(Entries with chart source code)
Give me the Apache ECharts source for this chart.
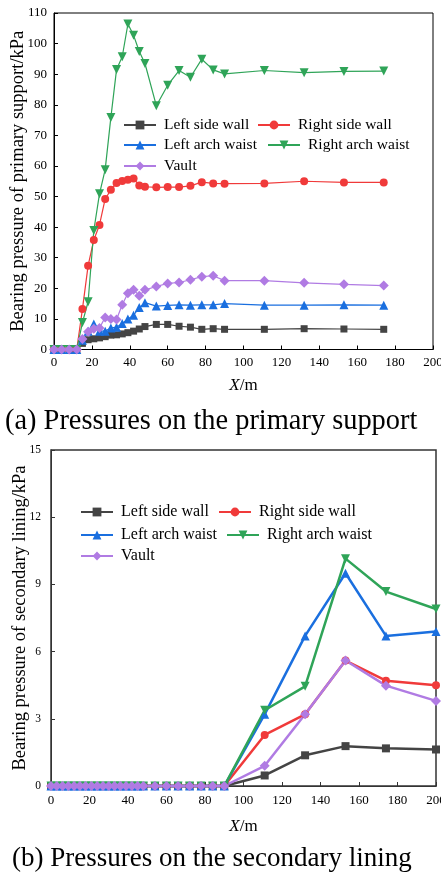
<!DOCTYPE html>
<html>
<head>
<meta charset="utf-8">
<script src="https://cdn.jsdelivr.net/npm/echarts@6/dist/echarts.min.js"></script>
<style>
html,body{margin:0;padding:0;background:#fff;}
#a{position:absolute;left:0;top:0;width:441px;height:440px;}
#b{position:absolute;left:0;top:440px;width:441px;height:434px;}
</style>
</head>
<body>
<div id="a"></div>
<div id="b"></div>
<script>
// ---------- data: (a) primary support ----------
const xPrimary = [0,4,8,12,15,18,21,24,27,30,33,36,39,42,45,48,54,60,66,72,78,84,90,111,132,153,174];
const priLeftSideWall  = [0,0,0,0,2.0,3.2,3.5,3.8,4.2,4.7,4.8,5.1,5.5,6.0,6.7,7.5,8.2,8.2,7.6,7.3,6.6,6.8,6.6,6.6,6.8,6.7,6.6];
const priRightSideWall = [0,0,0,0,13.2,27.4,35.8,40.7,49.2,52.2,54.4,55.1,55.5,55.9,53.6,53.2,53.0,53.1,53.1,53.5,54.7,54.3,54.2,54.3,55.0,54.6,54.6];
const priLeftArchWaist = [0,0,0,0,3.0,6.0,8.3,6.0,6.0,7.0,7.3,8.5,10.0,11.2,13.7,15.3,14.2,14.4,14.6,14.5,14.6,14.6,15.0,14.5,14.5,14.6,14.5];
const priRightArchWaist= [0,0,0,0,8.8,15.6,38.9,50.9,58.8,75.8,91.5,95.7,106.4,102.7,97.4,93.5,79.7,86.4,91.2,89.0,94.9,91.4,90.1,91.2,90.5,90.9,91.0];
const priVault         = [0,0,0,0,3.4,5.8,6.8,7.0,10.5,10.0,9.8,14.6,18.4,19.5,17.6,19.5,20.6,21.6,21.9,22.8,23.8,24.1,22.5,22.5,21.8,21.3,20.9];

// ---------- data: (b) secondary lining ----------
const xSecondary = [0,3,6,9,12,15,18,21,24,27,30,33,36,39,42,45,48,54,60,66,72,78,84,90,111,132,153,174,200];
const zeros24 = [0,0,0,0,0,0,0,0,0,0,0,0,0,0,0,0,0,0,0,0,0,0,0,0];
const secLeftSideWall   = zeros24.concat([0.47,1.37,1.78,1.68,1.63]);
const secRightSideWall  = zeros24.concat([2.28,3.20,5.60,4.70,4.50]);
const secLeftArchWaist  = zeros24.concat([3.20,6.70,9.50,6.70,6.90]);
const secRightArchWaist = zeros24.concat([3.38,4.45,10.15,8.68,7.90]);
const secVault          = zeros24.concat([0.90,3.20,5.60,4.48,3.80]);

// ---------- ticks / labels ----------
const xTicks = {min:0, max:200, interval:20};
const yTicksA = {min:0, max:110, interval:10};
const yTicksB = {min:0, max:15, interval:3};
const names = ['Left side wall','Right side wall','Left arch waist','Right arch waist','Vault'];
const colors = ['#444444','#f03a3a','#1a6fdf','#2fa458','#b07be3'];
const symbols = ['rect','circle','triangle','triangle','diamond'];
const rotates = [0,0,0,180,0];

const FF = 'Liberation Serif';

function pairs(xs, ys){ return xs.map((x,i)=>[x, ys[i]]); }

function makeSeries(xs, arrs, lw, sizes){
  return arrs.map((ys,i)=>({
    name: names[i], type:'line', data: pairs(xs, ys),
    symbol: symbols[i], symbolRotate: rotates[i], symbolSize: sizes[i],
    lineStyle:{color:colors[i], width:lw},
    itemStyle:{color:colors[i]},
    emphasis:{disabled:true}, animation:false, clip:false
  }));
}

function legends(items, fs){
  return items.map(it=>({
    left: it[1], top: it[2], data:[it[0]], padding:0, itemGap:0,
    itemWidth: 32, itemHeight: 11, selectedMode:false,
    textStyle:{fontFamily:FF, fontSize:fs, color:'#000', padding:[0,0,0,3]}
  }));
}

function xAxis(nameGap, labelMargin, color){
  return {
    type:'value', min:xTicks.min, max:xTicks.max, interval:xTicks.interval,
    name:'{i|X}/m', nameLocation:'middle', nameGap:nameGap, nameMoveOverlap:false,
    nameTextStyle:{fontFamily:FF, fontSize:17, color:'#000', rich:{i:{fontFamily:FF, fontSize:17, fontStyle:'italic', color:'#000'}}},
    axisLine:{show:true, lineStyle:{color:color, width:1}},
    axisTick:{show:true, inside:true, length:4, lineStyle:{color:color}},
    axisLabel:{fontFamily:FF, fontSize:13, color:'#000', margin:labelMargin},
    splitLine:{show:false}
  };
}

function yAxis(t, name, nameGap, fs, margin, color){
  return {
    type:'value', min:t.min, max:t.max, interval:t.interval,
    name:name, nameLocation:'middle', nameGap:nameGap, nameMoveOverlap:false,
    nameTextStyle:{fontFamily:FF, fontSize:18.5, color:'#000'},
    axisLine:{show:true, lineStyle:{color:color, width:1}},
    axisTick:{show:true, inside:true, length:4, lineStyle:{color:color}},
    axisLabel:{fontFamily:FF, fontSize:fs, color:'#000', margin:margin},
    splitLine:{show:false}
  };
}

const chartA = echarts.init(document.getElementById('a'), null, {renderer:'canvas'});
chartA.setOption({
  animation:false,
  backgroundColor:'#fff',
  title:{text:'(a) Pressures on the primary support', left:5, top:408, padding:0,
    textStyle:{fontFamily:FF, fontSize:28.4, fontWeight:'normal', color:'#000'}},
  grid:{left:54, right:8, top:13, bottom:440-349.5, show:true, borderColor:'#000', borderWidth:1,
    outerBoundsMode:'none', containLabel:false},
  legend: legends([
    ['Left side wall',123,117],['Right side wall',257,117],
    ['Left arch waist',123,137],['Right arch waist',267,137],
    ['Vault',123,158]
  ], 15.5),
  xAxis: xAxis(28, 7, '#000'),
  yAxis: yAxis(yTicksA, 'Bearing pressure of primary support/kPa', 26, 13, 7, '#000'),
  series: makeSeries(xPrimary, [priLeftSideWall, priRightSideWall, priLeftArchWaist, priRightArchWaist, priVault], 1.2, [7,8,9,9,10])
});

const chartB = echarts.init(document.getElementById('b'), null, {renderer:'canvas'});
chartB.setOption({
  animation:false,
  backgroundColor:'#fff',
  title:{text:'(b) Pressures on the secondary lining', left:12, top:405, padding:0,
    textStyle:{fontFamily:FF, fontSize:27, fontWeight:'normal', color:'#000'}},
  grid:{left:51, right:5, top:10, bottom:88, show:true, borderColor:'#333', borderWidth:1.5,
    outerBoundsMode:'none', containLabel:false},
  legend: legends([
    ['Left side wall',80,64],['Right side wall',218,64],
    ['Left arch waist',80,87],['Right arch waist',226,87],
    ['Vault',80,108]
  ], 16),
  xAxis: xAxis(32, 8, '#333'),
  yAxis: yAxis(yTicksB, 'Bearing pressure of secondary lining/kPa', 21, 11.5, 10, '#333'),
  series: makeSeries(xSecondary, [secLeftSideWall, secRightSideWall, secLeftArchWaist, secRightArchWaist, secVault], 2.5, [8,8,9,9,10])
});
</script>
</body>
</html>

==

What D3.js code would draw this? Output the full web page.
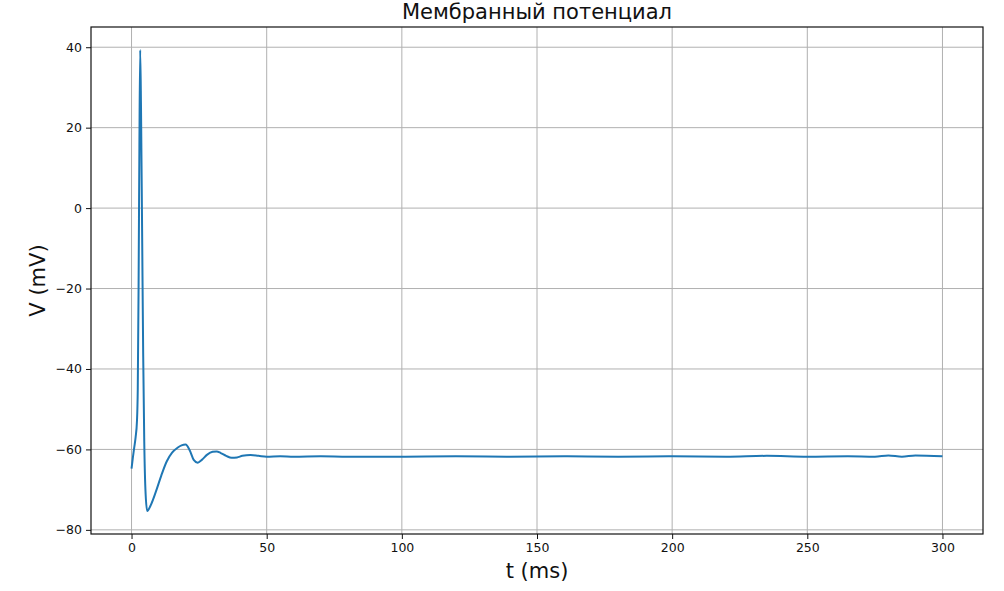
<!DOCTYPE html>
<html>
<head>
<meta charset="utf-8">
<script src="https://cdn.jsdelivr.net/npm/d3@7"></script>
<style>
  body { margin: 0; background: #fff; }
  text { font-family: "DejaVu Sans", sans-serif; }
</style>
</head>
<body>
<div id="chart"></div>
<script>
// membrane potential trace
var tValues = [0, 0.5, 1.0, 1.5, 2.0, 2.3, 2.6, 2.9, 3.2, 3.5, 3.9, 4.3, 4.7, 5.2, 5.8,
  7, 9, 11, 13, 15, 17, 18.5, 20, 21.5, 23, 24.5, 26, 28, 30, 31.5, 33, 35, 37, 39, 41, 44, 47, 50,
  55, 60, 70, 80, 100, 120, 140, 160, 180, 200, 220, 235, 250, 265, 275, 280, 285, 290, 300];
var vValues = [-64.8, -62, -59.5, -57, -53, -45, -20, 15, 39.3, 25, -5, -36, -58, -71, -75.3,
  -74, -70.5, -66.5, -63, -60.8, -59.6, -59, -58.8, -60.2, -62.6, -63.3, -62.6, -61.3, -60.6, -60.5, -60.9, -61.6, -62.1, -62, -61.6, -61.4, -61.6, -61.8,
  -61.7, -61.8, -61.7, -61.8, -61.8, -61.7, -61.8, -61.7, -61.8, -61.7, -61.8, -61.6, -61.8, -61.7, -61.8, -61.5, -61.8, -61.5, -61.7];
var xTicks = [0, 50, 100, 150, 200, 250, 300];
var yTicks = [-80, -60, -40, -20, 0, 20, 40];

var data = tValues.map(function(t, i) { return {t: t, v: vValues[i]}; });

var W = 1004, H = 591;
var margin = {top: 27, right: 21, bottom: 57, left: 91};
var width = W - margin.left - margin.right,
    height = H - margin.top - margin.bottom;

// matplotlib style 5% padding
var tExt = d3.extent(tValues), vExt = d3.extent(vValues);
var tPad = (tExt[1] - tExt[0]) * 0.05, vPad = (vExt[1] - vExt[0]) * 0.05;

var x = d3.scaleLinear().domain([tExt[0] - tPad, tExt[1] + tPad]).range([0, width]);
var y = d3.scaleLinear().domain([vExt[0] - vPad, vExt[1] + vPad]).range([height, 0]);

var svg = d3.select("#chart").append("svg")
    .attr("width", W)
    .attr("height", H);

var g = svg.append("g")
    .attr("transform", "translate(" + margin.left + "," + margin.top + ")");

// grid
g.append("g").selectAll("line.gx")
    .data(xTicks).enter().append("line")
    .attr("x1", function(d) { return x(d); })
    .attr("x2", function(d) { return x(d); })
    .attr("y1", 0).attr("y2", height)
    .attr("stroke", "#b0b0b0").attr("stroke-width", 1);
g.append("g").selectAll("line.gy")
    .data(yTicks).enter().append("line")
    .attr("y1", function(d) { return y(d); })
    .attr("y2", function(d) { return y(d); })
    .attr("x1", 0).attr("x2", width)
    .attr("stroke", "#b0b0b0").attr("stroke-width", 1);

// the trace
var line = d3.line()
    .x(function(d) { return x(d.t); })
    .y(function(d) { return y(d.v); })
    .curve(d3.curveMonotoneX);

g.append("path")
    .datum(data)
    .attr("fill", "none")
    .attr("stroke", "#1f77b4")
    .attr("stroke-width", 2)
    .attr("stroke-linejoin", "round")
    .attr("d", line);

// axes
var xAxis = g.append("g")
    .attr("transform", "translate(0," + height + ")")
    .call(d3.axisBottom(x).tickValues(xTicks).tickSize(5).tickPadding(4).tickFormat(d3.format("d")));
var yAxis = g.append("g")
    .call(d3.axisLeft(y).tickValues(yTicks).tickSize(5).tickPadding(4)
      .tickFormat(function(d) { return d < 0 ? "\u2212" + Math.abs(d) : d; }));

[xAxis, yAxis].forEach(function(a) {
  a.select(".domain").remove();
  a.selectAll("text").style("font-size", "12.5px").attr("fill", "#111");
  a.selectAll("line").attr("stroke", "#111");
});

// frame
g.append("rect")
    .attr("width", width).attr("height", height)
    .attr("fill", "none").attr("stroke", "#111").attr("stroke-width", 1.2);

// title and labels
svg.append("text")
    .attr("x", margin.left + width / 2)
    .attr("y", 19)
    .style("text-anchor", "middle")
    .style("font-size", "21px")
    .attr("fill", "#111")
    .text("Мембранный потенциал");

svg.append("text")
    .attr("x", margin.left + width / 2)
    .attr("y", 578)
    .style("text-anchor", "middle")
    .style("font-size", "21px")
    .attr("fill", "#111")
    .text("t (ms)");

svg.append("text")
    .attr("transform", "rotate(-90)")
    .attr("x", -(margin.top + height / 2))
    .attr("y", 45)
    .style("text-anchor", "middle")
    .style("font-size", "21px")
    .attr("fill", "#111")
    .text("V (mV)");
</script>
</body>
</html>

§ **STATED PROBLEM**: Every line that holds the string "this" should be returned.

§ **WRITTEN ANSWER**:
Give me the Apache ECharts source for this chart.
What D3.js code would draw this? Output the full web page.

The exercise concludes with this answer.